Faith in the person and work of Jesus Christ for the forgiveness of my sins, no matter what those sins may be, becomes the Christian’s foundation. Even better, when the Christian knows that God stands at the ready to dispense His immeasurably wonderful grace to the penitent sinner, that foundation becomes mountain-like in its durability.

I should clarify something before concluding.
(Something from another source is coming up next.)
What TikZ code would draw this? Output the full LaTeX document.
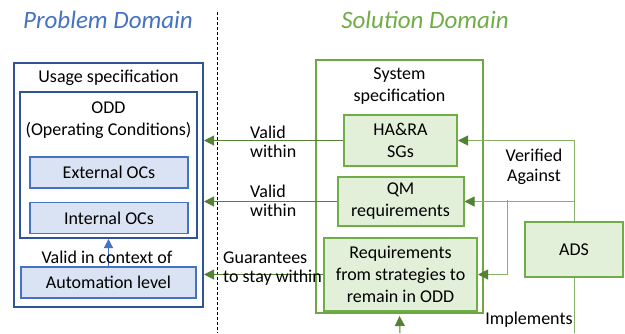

God’s grace isn’t cheap. We do not live as we like assuming God is a divine Pez dispenser of grace (Romans 6:1-2). I say this because in order to know what God’s love is, it’s just as important to know what it isn’t. For one, it wasn’t an economical effort. It was costly. He paid top dollar. Look at the cross and see. It’s there you’ll behold the jeweled elements of certainty’s concrete. God loved you that much. Knowing this, Saint Paul’s words in Romans 8:31-39 ring truer than ever before:

“What then shall we say to these things? If God is for us, who can be against us? He who did not spare his own Son but gave him up for us all, how will he not also with him graciously give us all things? Who shall bring any charge against God’s elect? It is God who justifies. Who is to condemn? Christ Jesus is the one who died—more than that, who was raised—who is at the right hand of God, who indeed is interceding for us. Who shall separate us from the love of Christ? Shall tribulation, or distress, or persecution, or famine, or nakedness, or danger, or sword? As it is written, ‘For your sake we are being killed all the day long; we are regarded as sheep to be slaughtered.’ No, in all these things we are more than conquerors through him who loved us. For I am sure that neither death nor life, nor angels nor rulers, nor things present nor things to come, nor powers, nor height nor depth, nor anything else in all creation, will be able to separate us from the love of God in Christ Jesus our Lord.”

I don’t know about you, but I almost expected to read the word “alligators” somewhere in Saint Paul’s list.